Aim: Set out every line bearing the string "draw".

Records supplied:
————————

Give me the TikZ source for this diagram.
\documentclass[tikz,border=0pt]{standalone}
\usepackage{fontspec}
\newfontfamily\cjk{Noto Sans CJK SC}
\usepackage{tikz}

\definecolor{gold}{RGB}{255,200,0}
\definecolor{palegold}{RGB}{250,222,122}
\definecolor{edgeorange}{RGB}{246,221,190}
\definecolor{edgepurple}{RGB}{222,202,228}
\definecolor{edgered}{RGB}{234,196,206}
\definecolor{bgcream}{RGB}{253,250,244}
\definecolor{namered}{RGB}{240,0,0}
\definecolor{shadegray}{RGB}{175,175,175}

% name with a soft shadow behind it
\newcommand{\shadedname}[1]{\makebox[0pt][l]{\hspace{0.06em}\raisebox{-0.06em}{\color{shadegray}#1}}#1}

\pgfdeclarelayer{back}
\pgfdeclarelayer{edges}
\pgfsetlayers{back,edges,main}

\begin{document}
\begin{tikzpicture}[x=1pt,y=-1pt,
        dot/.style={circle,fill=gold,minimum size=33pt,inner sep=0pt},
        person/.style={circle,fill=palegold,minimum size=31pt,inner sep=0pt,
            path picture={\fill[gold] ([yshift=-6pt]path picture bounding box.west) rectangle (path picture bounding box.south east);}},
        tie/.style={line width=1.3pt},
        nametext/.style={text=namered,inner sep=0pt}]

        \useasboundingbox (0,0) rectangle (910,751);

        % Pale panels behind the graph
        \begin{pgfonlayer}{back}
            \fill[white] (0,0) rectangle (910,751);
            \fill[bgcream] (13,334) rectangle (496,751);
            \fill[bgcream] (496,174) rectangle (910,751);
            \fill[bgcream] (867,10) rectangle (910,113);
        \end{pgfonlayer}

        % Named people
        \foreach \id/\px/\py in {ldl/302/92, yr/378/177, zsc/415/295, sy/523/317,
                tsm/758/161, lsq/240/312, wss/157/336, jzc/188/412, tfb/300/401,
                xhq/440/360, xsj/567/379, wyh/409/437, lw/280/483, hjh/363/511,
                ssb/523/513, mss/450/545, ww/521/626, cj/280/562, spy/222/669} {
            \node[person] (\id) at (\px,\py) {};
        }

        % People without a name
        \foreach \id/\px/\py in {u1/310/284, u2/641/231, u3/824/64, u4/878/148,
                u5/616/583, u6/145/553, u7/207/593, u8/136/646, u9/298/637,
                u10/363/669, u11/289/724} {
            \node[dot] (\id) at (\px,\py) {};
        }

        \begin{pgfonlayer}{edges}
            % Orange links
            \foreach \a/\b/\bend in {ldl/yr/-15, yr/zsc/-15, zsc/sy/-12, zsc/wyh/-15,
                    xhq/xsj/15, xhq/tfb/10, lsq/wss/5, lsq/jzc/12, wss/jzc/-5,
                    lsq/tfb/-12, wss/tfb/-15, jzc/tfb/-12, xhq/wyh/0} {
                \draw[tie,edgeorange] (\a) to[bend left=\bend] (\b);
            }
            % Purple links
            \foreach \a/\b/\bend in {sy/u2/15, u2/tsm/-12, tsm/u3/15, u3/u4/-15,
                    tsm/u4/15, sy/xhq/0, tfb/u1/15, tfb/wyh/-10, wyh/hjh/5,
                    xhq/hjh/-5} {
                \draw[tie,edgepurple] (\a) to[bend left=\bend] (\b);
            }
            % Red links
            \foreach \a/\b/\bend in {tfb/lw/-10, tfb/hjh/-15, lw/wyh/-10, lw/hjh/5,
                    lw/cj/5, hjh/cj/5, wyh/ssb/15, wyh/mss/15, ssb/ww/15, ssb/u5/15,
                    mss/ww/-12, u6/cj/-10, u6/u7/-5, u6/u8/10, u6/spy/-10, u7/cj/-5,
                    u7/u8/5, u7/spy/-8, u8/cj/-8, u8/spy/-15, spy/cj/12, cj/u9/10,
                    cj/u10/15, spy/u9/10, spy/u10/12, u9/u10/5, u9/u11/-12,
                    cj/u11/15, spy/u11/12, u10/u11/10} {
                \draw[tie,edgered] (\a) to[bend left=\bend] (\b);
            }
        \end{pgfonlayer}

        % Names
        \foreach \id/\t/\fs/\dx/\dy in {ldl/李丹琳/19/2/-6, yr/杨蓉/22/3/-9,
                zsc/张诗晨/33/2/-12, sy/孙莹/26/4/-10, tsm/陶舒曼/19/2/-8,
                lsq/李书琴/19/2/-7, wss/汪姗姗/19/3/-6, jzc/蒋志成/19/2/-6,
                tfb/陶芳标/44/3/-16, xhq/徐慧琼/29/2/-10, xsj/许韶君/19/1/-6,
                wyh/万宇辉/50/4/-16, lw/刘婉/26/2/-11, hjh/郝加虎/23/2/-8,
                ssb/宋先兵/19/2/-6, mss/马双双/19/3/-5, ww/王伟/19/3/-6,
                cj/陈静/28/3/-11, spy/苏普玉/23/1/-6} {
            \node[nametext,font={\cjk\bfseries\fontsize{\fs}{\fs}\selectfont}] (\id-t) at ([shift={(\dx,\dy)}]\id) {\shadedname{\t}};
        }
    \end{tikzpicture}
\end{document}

————————

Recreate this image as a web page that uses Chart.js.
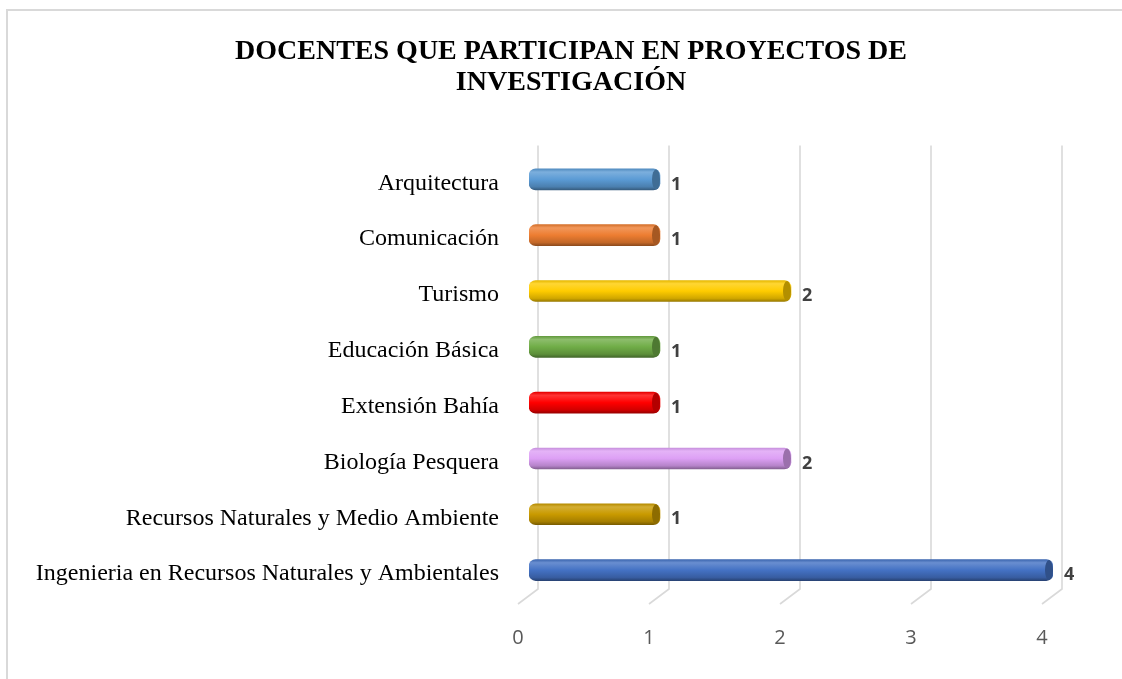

————————

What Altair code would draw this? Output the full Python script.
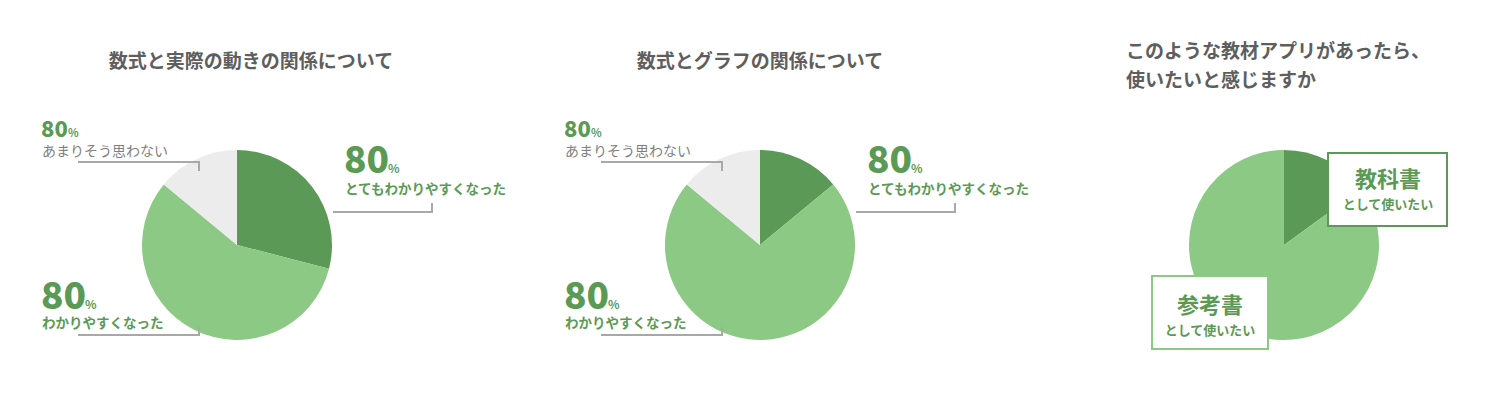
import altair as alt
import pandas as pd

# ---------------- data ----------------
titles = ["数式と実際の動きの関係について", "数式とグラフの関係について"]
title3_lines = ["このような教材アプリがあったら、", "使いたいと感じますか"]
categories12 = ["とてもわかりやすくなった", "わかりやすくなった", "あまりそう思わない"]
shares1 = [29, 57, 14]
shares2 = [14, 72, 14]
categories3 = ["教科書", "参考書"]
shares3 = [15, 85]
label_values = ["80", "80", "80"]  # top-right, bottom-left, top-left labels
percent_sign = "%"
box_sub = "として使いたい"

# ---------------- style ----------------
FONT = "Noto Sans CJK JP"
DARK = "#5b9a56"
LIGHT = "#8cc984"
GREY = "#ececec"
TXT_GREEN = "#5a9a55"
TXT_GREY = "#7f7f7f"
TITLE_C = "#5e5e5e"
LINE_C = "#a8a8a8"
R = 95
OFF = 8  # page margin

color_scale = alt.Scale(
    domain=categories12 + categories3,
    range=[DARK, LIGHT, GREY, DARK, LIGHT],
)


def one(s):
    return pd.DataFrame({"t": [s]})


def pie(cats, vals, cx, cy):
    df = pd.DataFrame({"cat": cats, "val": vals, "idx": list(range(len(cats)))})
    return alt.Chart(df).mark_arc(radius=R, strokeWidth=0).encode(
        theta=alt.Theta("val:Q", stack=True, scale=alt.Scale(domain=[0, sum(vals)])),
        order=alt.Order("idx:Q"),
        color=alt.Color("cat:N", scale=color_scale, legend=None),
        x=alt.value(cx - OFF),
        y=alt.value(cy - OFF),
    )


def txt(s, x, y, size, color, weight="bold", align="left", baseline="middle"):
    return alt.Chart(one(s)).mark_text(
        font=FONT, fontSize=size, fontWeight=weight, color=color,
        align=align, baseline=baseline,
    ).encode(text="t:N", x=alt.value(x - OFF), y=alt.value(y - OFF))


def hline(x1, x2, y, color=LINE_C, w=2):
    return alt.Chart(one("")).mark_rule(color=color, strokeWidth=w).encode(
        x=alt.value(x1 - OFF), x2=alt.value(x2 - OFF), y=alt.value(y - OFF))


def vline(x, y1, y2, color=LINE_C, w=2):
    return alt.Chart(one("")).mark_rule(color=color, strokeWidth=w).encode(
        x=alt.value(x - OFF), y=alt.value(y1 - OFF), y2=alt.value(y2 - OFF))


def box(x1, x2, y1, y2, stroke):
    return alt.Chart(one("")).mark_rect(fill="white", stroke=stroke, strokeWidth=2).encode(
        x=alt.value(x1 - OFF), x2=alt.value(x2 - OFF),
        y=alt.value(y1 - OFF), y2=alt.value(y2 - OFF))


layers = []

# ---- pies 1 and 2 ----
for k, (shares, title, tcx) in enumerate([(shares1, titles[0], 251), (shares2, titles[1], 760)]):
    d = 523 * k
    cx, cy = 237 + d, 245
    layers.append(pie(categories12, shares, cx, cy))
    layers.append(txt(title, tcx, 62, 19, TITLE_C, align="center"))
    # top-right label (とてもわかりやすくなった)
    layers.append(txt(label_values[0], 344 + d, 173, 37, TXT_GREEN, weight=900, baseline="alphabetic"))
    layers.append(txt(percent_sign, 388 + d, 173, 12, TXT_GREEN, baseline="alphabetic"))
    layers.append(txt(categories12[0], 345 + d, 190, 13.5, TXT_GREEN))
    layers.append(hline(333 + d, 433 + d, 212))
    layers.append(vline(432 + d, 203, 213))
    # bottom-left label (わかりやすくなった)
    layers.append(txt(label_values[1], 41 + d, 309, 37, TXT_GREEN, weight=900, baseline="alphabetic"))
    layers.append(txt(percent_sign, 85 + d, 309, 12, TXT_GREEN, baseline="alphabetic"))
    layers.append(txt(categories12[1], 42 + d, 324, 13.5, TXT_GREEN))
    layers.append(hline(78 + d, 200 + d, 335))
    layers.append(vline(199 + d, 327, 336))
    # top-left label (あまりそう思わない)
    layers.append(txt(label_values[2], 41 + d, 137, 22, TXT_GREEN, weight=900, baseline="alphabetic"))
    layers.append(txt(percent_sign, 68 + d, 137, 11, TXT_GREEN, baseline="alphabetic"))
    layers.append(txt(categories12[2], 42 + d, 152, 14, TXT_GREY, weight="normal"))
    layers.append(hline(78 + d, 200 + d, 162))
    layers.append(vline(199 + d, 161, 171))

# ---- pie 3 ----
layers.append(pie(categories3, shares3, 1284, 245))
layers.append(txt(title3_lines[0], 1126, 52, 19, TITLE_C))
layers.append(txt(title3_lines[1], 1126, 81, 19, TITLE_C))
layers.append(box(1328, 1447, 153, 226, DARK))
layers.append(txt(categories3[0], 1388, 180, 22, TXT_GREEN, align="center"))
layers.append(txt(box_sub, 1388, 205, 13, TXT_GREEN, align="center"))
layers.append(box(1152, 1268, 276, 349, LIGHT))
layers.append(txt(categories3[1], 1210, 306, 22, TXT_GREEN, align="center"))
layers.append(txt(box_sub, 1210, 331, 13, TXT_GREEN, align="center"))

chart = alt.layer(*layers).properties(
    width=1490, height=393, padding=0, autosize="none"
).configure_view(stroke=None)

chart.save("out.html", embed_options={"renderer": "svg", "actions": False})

————————

The result:
                \draw[tie,edgeorange] (\a) to[bend left=\bend] (\b);
                \draw[tie,edgepurple] (\a) to[bend left=\bend] (\b);
                \draw[tie,edgered] (\a) to[bend left=\bend] (\b);
What Altair code would draw this? Output the full Python script.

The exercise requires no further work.